If you suspect a WARN violation
- Document the layoff date and the date you received notice (or the lack of any notice).
- Save all written communications from your employer, including emails, separation letters, and any WARN notice you did receive.
- Consult an employment attorney about your specific situation. Our HR & negotiation prep guide can help you organize what to bring.
WARN violations have a statute of limitations — act within a reasonable timeframe.

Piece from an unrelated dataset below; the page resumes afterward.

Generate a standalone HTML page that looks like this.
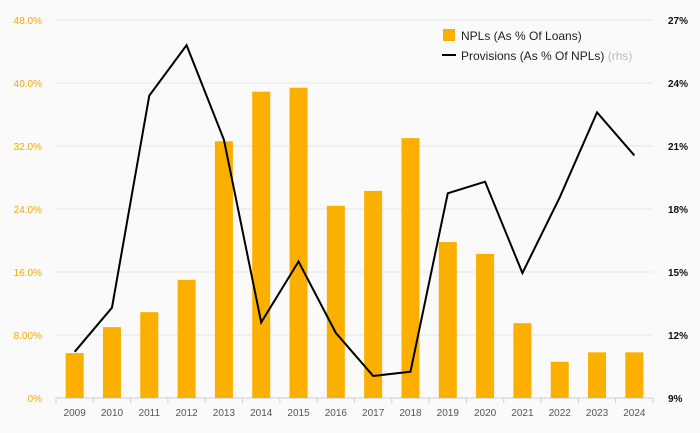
<!DOCTYPE html>
<html><head><meta charset="utf-8"><style>
body{margin:0;background:#fafafa;}
svg{display:block;font-family:"Liberation Sans",sans-serif;}
</style></head><body>
<svg id="chart" width="700" height="433"></svg>
<script>
const years=["2009","2010","2011","2012","2013","2014","2015","2016","2017","2018","2019","2020","2021","2022","2023","2024"];
const npls=[5.7,9.0,10.9,15.0,32.6,38.9,39.4,24.4,26.3,33.0,19.8,18.3,9.5,4.6,5.8,5.8];
const provisions=[11.2,13.3,23.4,25.8,21.3,12.6,15.5,12.1,10.05,10.25,18.75,19.3,14.95,18.55,22.6,20.55];
const leftTicks=["0%","8.00%","16.0%","24.0%","32.0%","40.0%","48.0%"];
const leftVals=[0,8,16,24,32,40,48];
const rightVals=[9,12,15,18,21,24,27];
const NS="http://www.w3.org/2000/svg";
const svg=document.getElementById('chart');
const topY=20,botY=398,x0=56,x1=653;
const yL=v=>botY-(v/48)*(botY-topY);
const yR=v=>botY-((v-9)/18)*(botY-topY);
const step=(x1-x0)/years.length;
const xC=i=>x0+step*(i+0.5);
function mk(t,a,p){const e=document.createElementNS(NS,t);for(const k in a)e.setAttribute(k,a[k]);(p||svg).appendChild(e);return e;}
leftVals.forEach((v,i)=>{
 const g=mk('line',{x1:x0,x2:x1,y1:yL(v),y2:yL(v),stroke:i==0?'#ccc':'#e6e6e6','stroke-width':1});
 
 
 const t=mk('text',{x:42,y:yL(v)+4,'text-anchor':'end','font-size':10,fill:'#f5a800'});t.textContent=leftTicks[i];
 
 
});
rightVals.forEach(v=>{
 const t=mk('text',{x:668,y:yR(v)+4,'font-size':10,fill:'#111','font-weight':'bold'});t.textContent=v+'%';
 
 
});
years.forEach((y,i)=>{
 mk('line',{x1:x0+step*i,x2:x0+step*i,y1:botY,y2:botY+5,stroke:'#ccc'});
 const t=mk('text',{x:xC(i),y:416,'text-anchor':'middle','font-size':10,fill:'#555'});t.textContent=y;
 
 
 const b=mk('rect',{x:xC(i)-9,y:yL(npls[i]),width:18,height:botY-yL(npls[i]),fill:'#fbb000'});
 
 
});
mk('line',{x1:x1,x2:x1,y1:botY,y2:botY+5,stroke:'#ccc'});
const pl=mk('polyline',{points:provisions.map((v,i)=>xC(i)+','+yR(v)).join(' '),fill:'none',stroke:'#000','stroke-width':2,'stroke-linejoin':'miter'});


const lg=mk('g',{});


mk('rect',{x:443,y:29,width:12,height:12,fill:'#fbb000'},lg);
let t1=mk('text',{x:461,y:40,'font-size':12,fill:'#222'},lg);t1.textContent='NPLs (As % Of Loans)';
mk('line',{x1:442,x2:456,y1:55,y2:55,stroke:'#000','stroke-width':2},lg);
let t2=mk('text',{x:461,y:60,'font-size':12,fill:'#222'},lg);t2.innerHTML='Provisions (As % Of NPLs) <tspan fill="#bbb">(rhs)</tspan>';
</script>
</body></html>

For visa-dependent workers, WARN issues can interact with your 60-day grace period and other immigration timelines. Prepare both tracks with qualified counsel. See also our HR conversation guide.
References
This guide is based on the federal Worker Adjustment and Retraining Notification Act (WARN Act, 29 U.S. Code Chapter 23) administered by the U.S. Department of Labor. State mini-WARN laws referenced come from each state's labor agency: California Employment Development Department, New York State Department of Labor, New Jersey Department of Labor and Workforce Development, Illinois Department of Commerce and Economic Opportunity, and Hawaii Department of Labor and Industrial Relations. For your specific situation, consult an employment attorney licensed in your state.
Laid Off in America provides general educational planning support only. It does not provide legal, immigration, financial, tax, employment, insurance, or benefits advice. Consult qualified professionals before signing agreements, changing benefits, making immigration decisions, filing claims, or making financial commitments.